Aim of the exercise → Pictures stay out of this copy, which runs from the first line of the material through the line containing "const years = d3.range(1959, 2010);".

Recorded data →

□ □ □ □

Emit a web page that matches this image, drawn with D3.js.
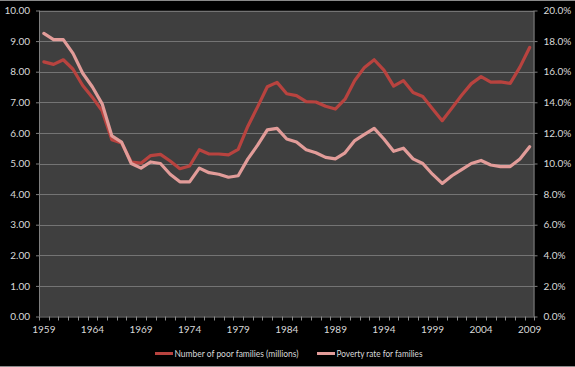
<!DOCTYPE html>
<html>
<head>
<meta charset="utf-8">
<script src="https://cdn.jsdelivr.net/npm/d3@7"></script>
<style>
  html, body { margin: 0; padding: 0; background: #000; }
  svg { display: block; }
  .axis text { fill: #d9d9d9; font-family: Lato, "Open Sans", sans-serif; font-size: 10px; }
  .axis path { stroke: #7f7f7f; }
  .axis line { stroke: #7f7f7f; }
  .legend text { fill: #d9d9d9; font-family: Lato, "Open Sans", sans-serif; font-size: 10px; }
</style>
</head>
<body>
<div id="chart"></div>
<script>
/* ── DATA ── */
const years = d3.range(1959, 2010);

// number of poor families (millions)
const poorFamilies = [
  8.32, 8.24, 8.39, 8.08, 7.55, 7.16, 6.72, 5.78, 5.67, 5.05,
  5.01, 5.26, 5.30, 5.08, 4.83, 4.92, 5.45, 5.31, 5.31, 5.28,
  5.46, 6.22, 6.85, 7.51, 7.65, 7.28, 7.22, 7.02, 7.01, 6.87,
  6.78, 7.10, 7.71, 8.14, 8.39, 8.05, 7.53, 7.71, 7.32, 7.19,
  6.79, 6.40, 6.81, 7.23, 7.61, 7.84, 7.66, 7.67, 7.62, 8.15,
  8.79
];

// poverty rate for families (%)
const povertyRate = [
  18.5, 18.1, 18.1, 17.2, 15.9, 15.0, 13.9, 11.8, 11.4, 10.0,
   9.7, 10.1, 10.0,  9.3,  8.8,  8.8,  9.7,  9.4,  9.3,  9.1,
   9.2, 10.3, 11.2, 12.2, 12.3, 11.6, 11.4, 10.9, 10.7, 10.4,
  10.3, 10.7, 11.5, 11.9, 12.3, 11.6, 10.8, 11.0, 10.3, 10.0,
   9.3,  8.7,  9.2,  9.6, 10.0, 10.2,  9.9,  9.8,  9.8, 10.3,
  11.1
];

const yearLabels  = d3.range(1959, 2010, 5);
const leftTicks   = d3.range(0, 10.001, 1);
const rightTicks  = d3.range(0, 20.001, 2);
const seriesNames = ['Number of poor families (millions)', 'Poverty rate for families'];

/* ── LAYOUT ── */
const W = 575, H = 367;
const plot = { left: 39, right: 534.5, top: 10.5, bottom: 316.5 };
const RED  = '#b8433f';
const PINK = '#e29c99';

const svg = d3.select('#chart').append('svg').attr('width', W).attr('height', H);

svg.append('rect').attr('width', W).attr('height', H).attr('fill', '#000');
// chart border
svg.append('rect').attr('x', -1).attr('y', 0.5).attr('width', W + 2).attr('height', H - 1)
  .attr('fill', 'none').attr('stroke', '#8a8a8a').attr('stroke-width', 1);

svg.append('rect')
  .attr('x', plot.left).attr('y', plot.top)
  .attr('width', plot.right - plot.left).attr('height', plot.bottom - plot.top)
  .attr('fill', '#3f3f3f');

/* ── SCALES ── */
const x  = d3.scaleBand().domain(years).range([plot.left, plot.right]).padding(0);
const yL = d3.scaleLinear().domain([0, 10]).range([plot.bottom, plot.top]);
const yR = d3.scaleLinear().domain([0, 20]).range([plot.bottom, plot.top]);
const cx = d => x(d) + x.bandwidth() / 2;

// grid
svg.append('g').selectAll('line').data(leftTicks.slice(1)).enter().append('line')
  .attr('x1', plot.left).attr('x2', plot.right)
  .attr('y1', d => Math.round(yL(d)) + 0.5).attr('y2', d => Math.round(yL(d)) + 0.5)
  .attr('stroke', '#747474').attr('stroke-width', 1);

// axes
svg.append('g').attr('class', 'axis')
  .attr('transform', `translate(${plot.left},0)`)
  .call(d3.axisLeft(yL).tickValues(leftTicks).tickFormat(d3.format('.2f')).tickSize(3).tickPadding(6))
  .call(g => g.select('.domain').remove());

svg.append('g').attr('class', 'axis')
  .attr('transform', `translate(${plot.right},0)`)
  .call(d3.axisRight(yR).tickValues(rightTicks).tickFormat(d => d.toFixed(1) + '%').tickSize(3).tickPadding(6))
  .call(g => g.select('.domain').remove());

// vertical axis lines
svg.append('line').attr('x1', plot.left + 0.5).attr('x2', plot.left + 0.5)
  .attr('y1', plot.top).attr('y2', plot.bottom).attr('stroke', '#7f7f7f');
svg.append('line').attr('x1', plot.right - 0.5).attr('x2', plot.right - 0.5)
  .attr('y1', plot.top).attr('y2', plot.bottom).attr('stroke', '#7f7f7f');

// x axis: labels every 5 years at category centres
svg.append('g').attr('class', 'axis')
  .attr('transform', `translate(0,${plot.bottom})`)
  .call(d3.axisBottom(x).tickValues(yearLabels).tickSize(0).tickPadding(9))
  .call(g => g.select('.domain').attr('stroke', '#8a8a8a'));

// x tick marks between categories
svg.append('g').selectAll('line').data(years.concat([null])).enter().append('line')
  .attr('x1', d => d === null ? plot.right : Math.round(x(d)) + 0.5)
  .attr('x2', d => d === null ? plot.right : Math.round(x(d)) + 0.5)
  .attr('y1', plot.bottom).attr('y2', plot.bottom + 4)
  .attr('stroke', '#8a8a8a');

/* ── LINES ── */
const lineL = d3.line().x((d, i) => cx(years[i])).y(d => yL(d));
const lineR = d3.line().x((d, i) => cx(years[i])).y(d => yR(d));

svg.append('path').datum(poorFamilies).attr('d', lineL)
  .attr('fill', 'none').attr('stroke', RED).attr('stroke-width', 3.2)
  .attr('stroke-linejoin', 'round').attr('stroke-linecap', 'round');

svg.append('path').datum(povertyRate).attr('d', lineR)
  .attr('fill', 'none').attr('stroke', PINK).attr('stroke-width', 3.2)
  .attr('stroke-linejoin', 'round').attr('stroke-linecap', 'round');

/* ── LEGEND ── */
const legend = svg.append('g').attr('class', 'legend');
const legendItems = [
  { name: seriesNames[0], color: RED,  x: 155, w: 124 },
  { name: seriesNames[1], color: PINK, x: 317, w: 86 }
];
legendItems.forEach(item => {
  legend.append('line').attr('x1', item.x).attr('x2', item.x + 18)
    .attr('y1', 353.5).attr('y2', 353.5).attr('stroke', item.color).attr('stroke-width', 3);
  legend.append('text').attr('x', item.x + 19.5).attr('y', 357)
    .attr('textLength', item.w).attr('lengthAdjust', 'spacingAndGlyphs')
    .text(item.name);
});
</script>
</body>
</html>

□ □ □ □

Expected output →
Emit a web page that matches this image, drawn with D3.js.
<!DOCTYPE html>
<html>
<head>
<meta charset="utf-8">
<script src="https://cdn.jsdelivr.net/npm/d3@7"></script>
<style>
  html, body { margin: 0; padding: 0; background: #000; }
  svg { display: block; }
  .axis text { fill: #d9d9d9; font-family: Lato, "Open Sans", sans-serif; font-size: 10px; }
  .axis path { stroke: #7f7f7f; }
  .axis line { stroke: #7f7f7f; }
  .legend text { fill: #d9d9d9; font-family: Lato, "Open Sans", sans-serif; font-size: 10px; }
</style>
</head>
<body>
<div id="chart"></div>
<script>
/* ── DATA ── */
const years = d3.range(1959, 2010);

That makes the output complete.